Ketua Komnas Perlindungan Anak, Arista Sirait, menegaskan dalam forum legislasi RUU PKS di Gedung DPR RI Jakarta, terpenting  pidana pokoknya harus jelas, karena hukum yang ada masih lemah. Padahal, kekekerasan seksual bersifat darurat (Foto: Surya Irawan) 

BATAMTODAY.COM, Jakarta - Anggota Badan Legislasi (Baleg) DPR RI FPDIP, Rieke Diah Pitaloka, mendesak DPR RI segera membahas Rancangan Undang-Undang (RUU) Penghapusan Kekerasan Seksual (PKS).

RUU ini memperoleh dukungan seluruh ormas dan masyarakat dan sudah masuk Prolegnas Prioritas 2016, sehingga cepat diselesaikan.

“Secara substansi RUU ini, sudah mendapat dukungan semua ormas, termasuk Komnas Perempuan, Komnas Perlindungan Anak, Komnas HAM, serta ormas keagamaan. Prinsipnya, RUU PKS harus memberi efek jera,” tegas Rieke Diah Pitaloka dalam forum legislasi RUU PKS di Gedung DPR RI Jakarta, Selasa (21/6/2016).

Menurut Rieke, kekerasan seksual yang terus meningkat membutuhkan perangkat hukum bersifat khusus atau luar biasa. Karena UU Pidana dan UU KDRT tidak memadai. Sementara kekerasan seksual seperti gunung es yang tak bisa diselesaikan secara damai di kepolisian.

“Korban bukan saja perempuan dan anak-anak, tapi lelaki dan orang dewasa. Jadi, RUU ini untuk semua, bukan  perempuan saja,” ujar anggota Komisi VI DPR RI itu.

Mengingat masalah ini sangat kompleks, lanjut Rieke, RUU ini akan dibahas Pansus besar DPR RI atau lintas komisi. Inilah  yang harus segera diputuskan.

Komisioner Komnas Perempuan, Sri Nurherawati, menyatakan,  83 persen  korban perempuan menempuh jalur hukum. Tapi, 50 persen berhenti di Kepolisian, 40 persen dengan mediasi dan hanya 10 persen berlanjut ke Pengadilan.

“Sebanyak 35 perempuan setiap hari menjadi korban, namun ketika bersidang di Pengadilan kesulitan, karena selalu dibebani dengan bukti. Kaum perempuan sulit mengumpulkan bukti.

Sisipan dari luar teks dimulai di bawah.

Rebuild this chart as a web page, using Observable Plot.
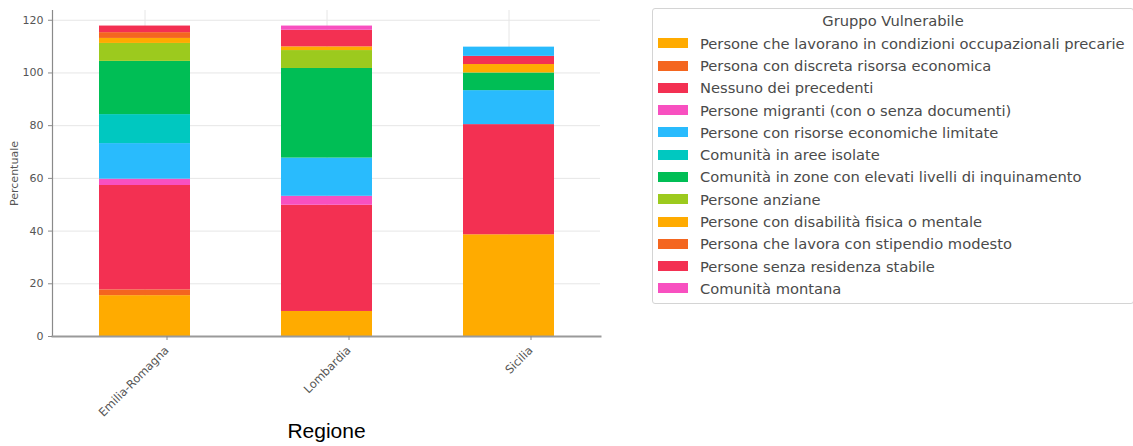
<!DOCTYPE html>
<html>
<head>
<meta charset="utf-8">
<script src="https://cdn.jsdelivr.net/npm/d3@7"></script>
<script src="https://cdn.jsdelivr.net/npm/@observablehq/plot@0.6"></script>
<style>
  html, body { margin: 0; padding: 0; background: #fff; }
  #wrap { position: relative; width: 1133px; height: 446px; overflow: hidden; font-family: "DejaVu Sans", sans-serif; }
  #chart { position: absolute; left: 0; top: 0; }
  #chart svg { font-family: "DejaVu Sans", sans-serif; }
  #chart svg g[aria-label="x-axis label"] text { font-family: "Liberation Sans", Arial, sans-serif; font-size: 21px; fill: #000; }
  #chart svg g[aria-label="x-axis tick label"] text { font-size: 11.5px; }
  #legend { position: absolute; left: 652px; top: 8px; width: 482px; height: 296px; box-sizing: border-box;
            border: 1px solid #d4d4d4; border-radius: 3px; color: #4a4a4a; font-size: 14.7px; padding-top: 1px; }
  #legend .title { height: 22.27px; line-height: 22.27px; text-align: center; }
  #legend .row { height: 22.27px; display: flex; align-items: center; white-space: nowrap; }
  #legend .sw { width: 30px; height: 10px; margin-left: 5px; margin-right: 12px; flex: none; }
</style>
</head>
<body>
<div id="wrap">
  <div id="chart"></div>
  <div id="legend"></div>
</div>
<script>
const regions = ["Emilia-Romagna", "Lombardia", "Sicilia"];

const categories = [
  "Persone che lavorano in condizioni occupazionali precarie",
  "Persona con discreta risorsa economica",
  "Nessuno dei precedenti",
  "Persone migranti (con o senza documenti)",
  "Persone con risorse economiche limitate",
  "Comunità in aree isolate",
  "Comunità in zone con elevati livelli di inquinamento",
  "Persone anziane",
  "Persone con disabilità fisica o mentale",
  "Persona che lavora con stipendio modesto",
  "Persone senza residenza stabile",
  "Comunità montana"
];

const colors = [
  "#ffab00", "#f4661f", "#f33052", "#f850c0", "#29bbfd", "#00c8c0",
  "#00be55", "#9cca1e", "#ffab00", "#f4661f", "#f33052", "#f850c0"
];

// stacking order (bottom to top); the last segment of Sicilia is drawn in blue in the source
const stackOrder = [...categories, "Persone con risorse economiche limitate"];

const emiliaRomagna = [15.5, 2.2, 39.6, 2.4, 13.5, 11.0, 20.2, 6.8, 1.9, 2.2, 2.5, 0, 0];
const lombardia     = [9.5, 0, 40.3, 3.4, 14.5, 0, 34.0, 6.8, 1.4, 0, 6.3, 1.6, 0];
const sicilia       = [38.6, 0, 41.8, 0, 12.9, 0, 6.7, 0, 3.2, 0, 3.1, 0, 3.5];

const yTicks = [0, 20, 40, 60, 80, 100, 120];

const table = [];
[emiliaRomagna, lombardia, sicilia].forEach((vals, r) => {
  vals.forEach((v, i) => {
    if (v > 0) table.push({regione: regions[r], gruppo: stackOrder[i], valore: v});
  });
});

const chart = Plot.plot({
  width: 620,
  height: 446,
  marginLeft: 52,
  marginRight: 20,
  marginTop: 10,
  marginBottom: 110,
  style: {fontSize: "11px", color: "#555"},
  x: {domain: regions, paddingInner: 0.5, paddingOuter: 0.25},
  y: {domain: [0, 123.7]},
  color: {domain: categories, range: colors},
  marks: [
    Plot.gridY(yTicks, {stroke: "#e6e6e6", strokeOpacity: 1}),
    Plot.gridX({stroke: "#e6e6e6", strokeOpacity: 1}),
    Plot.barY(table, {x: "regione", y: "valore", fill: "gruppo", order: null}),
    Plot.frame({anchor: "left", stroke: "#8a8a8a", strokeWidth: 1.2}),
    Plot.frame({anchor: "bottom", stroke: "#9a9a9a", strokeWidth: 2}),
    Plot.axisY({ticks: yTicks, tickSize: 4, stroke: "#8a8a8a", fill: "#555",
                label: "Percentuale", labelAnchor: "center", labelArrow: "none", labelOffset: 42}),
    Plot.axisX({tickSize: 4, stroke: "#8a8a8a", fill: "#555", tickRotate: -45,
                textAnchor: "end", dx: 22, dy: 0,
                label: "Regione", labelAnchor: "center", labelArrow: "none", labelOffset: 101})
  ]
});
document.getElementById("chart").appendChild(chart);

const legend = document.getElementById("legend");
const t = document.createElement("div");
t.className = "title";
t.textContent = "Gruppo Vulnerabile";
legend.appendChild(t);
categories.forEach((c, i) => {
  const row = document.createElement("div");
  row.className = "row";
  const sw = document.createElement("span");
  sw.className = "sw";
  sw.style.background = colors[i];
  const lab = document.createElement("span");
  lab.textContent = c;
  row.appendChild(sw);
  row.appendChild(lab);
  legend.appendChild(row);
});
</script>
</body>
</html>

Yang ada hanya visum, sehingga banyak kasus tidak berlanjut di Pengadilan,” kata Sri.

Sri menambahkan, dibutuhkan keberanian untuk melakukan terobosan hukum, mengingat kasus ini membuka babak baru, terkait pelanggaran HAM, harkat dan martabat kemanusiaan dan menimbulkan dampak luar biasa. Karenanya, dibutuhkan penegak hukum yang khusus. Jaksa, Hakim, dan Polisi khusus, yang mendapatkan pendidikan HAM, gender dan PKS.

Khusus untuk korban cacat permanen lanjut dia, selama ini tidak ada yang bertanggung jawab. Untuk itu, jika pelaku tidak mampu, negara harus bertanggung jawab.

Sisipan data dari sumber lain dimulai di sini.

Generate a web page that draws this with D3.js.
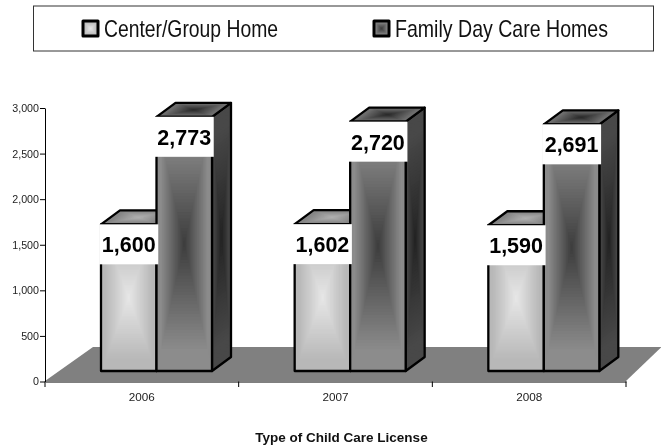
<!DOCTYPE html>
<html><head><meta charset="utf-8">
<script src="https://cdnjs.cloudflare.com/ajax/libs/d3/7.8.5/d3.min.js"></script>
<style>html,body{margin:0;padding:0;background:#fff}svg{display:block;filter:blur(0.35px)}text{font-family:"Liberation Sans",Arial,sans-serif}</style>
</head><body><svg id="c" width="661" height="446"></svg>
<script>
const years = ["2006","2007","2008"];
const seriesNames = ["Center/Group Home","Family Day Care Homes"];
const centerGroup = [1600,1602,1590];
const familyDayCare = [2773,2720,2691];
const yTicks = [0,500,1000,1500,2000,2500,3000];
const xTitle = "Type of Child Care License";

const svg = d3.select("#c");
const fmt = d3.format(",");
const x = d3.scaleBand().domain(years).range([45,626]);
const inner = d3.scaleBand().domain(seriesNames).range([56,167]);
const y = d3.scaleLinear().domain([0,3000]).range([381.5,108]);
const barY = d3.scaleLinear().domain([0,3000]).range([371,96]);
const DX=19, DY=14, STEPS=40;

// concentric "path gradient" over a polygon
function pathGrad(g, pts, outer, innerC, sw){
  const cx=d3.mean(pts,p=>p[0]), cy=d3.mean(pts,p=>p[1]);
  const col=d3.interpolateRgb(outer,innerC);
  const line=d3.line();
  g.selectAll(null).data(d3.range(STEPS)).join("path")
    .attr("d",i=>{const t=1-i/STEPS;return line(pts.map(p=>[cx+(p[0]-cx)*t,cy+(p[1]-cy)*t]))+"Z";})
    .attr("fill",i=>col(Math.max(0,(i/(STEPS-1)-0.15)/0.85)));
  g.append("path").attr("d",line(pts)+"Z").attr("fill","none").attr("stroke","#000").attr("stroke-width",sw||2.3).attr("stroke-linejoin","round");
}

// floor
svg.append("path").attr("d","M45,381L626,381L661,347.6L661,347L93,347Z").attr("fill","#808080");

// axes
const ax=svg.append("g").attr("transform","translate(45,0)").call(d3.axisLeft(y).tickValues(yTicks).tickFormat(fmt).tickSize(5).tickSizeOuter(0));
ax.select(".domain").attr("stroke","#000");
ax.selectAll("line").attr("stroke","#000");
ax.selectAll("text").attr("font-size",10.7).attr("fill","#222").attr("x",-6).style("font-family",'"Liberation Sans",Arial,sans-serif');
const bx=svg.append("g").attr("transform","translate(0,381.5)").call(d3.axisBottom(x).tickSize(0).tickSizeOuter(0));
bx.select(".domain").attr("stroke","#000");
bx.selectAll("text").attr("font-size",11.7).attr("fill","#222").attr("y",11).style("font-family",'"Liberation Sans",Arial,sans-serif');
svg.append("g").selectAll("line").data(years.concat(["end"])).join("line")
  .attr("x1",(d,i)=>x.range()[0]+i*x.step()).attr("x2",(d,i)=>x.range()[0]+i*x.step())
  .attr("y1",381.5).attr("y2",387).attr("stroke","#000");

const styles=[
 {front:["#b8b8b8","#e6e6e6"],top:["#858585","#b0b0b0"],side:["#555","#333"]},
 {front:["#8c8c8c","#3e3e3e"],top:["#6e6e6e","#2a2a2a"],side:["#484848","#242424"]}
];
const seriesVals=[centerGroup,familyDayCare];
seriesNames.forEach((name,s)=>{
  years.forEach((yr,i)=>{
    const g=svg.append("g");
    const x0=x(yr)+inner(name), x1=x0+inner.bandwidth(), yb=barY(0), yt=barY(seriesVals[s][i]);
    pathGrad(g.append("g"),[[x1,yb],[x1+DX,yb-DY],[x1+DX,yt-DY],[x1,yt]],styles[s].side[0],styles[s].side[1]);
    pathGrad(g.append("g"),[[x0,yt],[x1,yt],[x1+DX,yt-DY],[x0+DX,yt-DY]],styles[s].top[0],styles[s].top[1]);
    pathGrad(g.append("g"),[[x0,yb],[x1,yb],[x1,yt],[x0,yt]],styles[s].front[0],styles[s].front[1]);
  });
});
// value labels
seriesNames.forEach((name,s)=>{
  years.forEach((yr,i)=>{
    const v=seriesVals[s][i], cx=x(yr)+inner(name)+inner.bandwidth()/2, yt=barY(v);
    svg.append("rect").attr("x",cx-29.5).attr("y",yt).attr("width",59).attr("height",40).attr("fill","#fff");
    svg.append("text").attr("x",cx).attr("y",yt+28).attr("text-anchor","middle")
      .attr("font-size",21.5).attr("font-weight","bold").attr("fill","#000").text(fmt(v));
  });
});
// title
svg.append("text").attr("x",341.5).attr("y",441.5).attr("text-anchor","middle").attr("font-size",13.5).attr("font-weight","bold").attr("fill","#111").text(xTitle);

// legend
svg.append("rect").attr("x",33.5).attr("y",6).attr("width",620).attr("height",45).attr("fill","#fff").attr("stroke","#333").attr("stroke-width",1);
const legX=[83,374], legTextX=[104,395], legTextW=[174,213];
seriesNames.forEach((name,s)=>{
  const lx=legX[s];
  pathGrad(svg.append("g"),[[lx,21],[lx+15,21],[lx+15,36],[lx,36]],styles[s].front[0],styles[s].front[1],3);
  svg.append("text").attr("x",legTextX[s]).attr("y",37.3).attr("font-size",24).attr("fill","#111")
    .attr("textLength",legTextW[s]).attr("lengthAdjust","spacingAndGlyphs").text(name);
});
</script></body></html>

Ketua Komnas Perlindungan Anak, Arista Sirait, menegaskan, terpenting  pidana pokoknya  harus jelas, karena hukum yang ada masih lemah. Padahal, kekekerasan seksual bersifat darurat (extra ordinary crime). Hukumannya harus membuat jera, minimal 20 tahun, seumur hidup dan hukuman mati (Pasal 340).

“Jadi, RUU ini harus komprehensif, visioner untuk melindungi perempuan, anak-anak, dan dewasa, serta memberi sanksi bagi predator seksual,” katanya.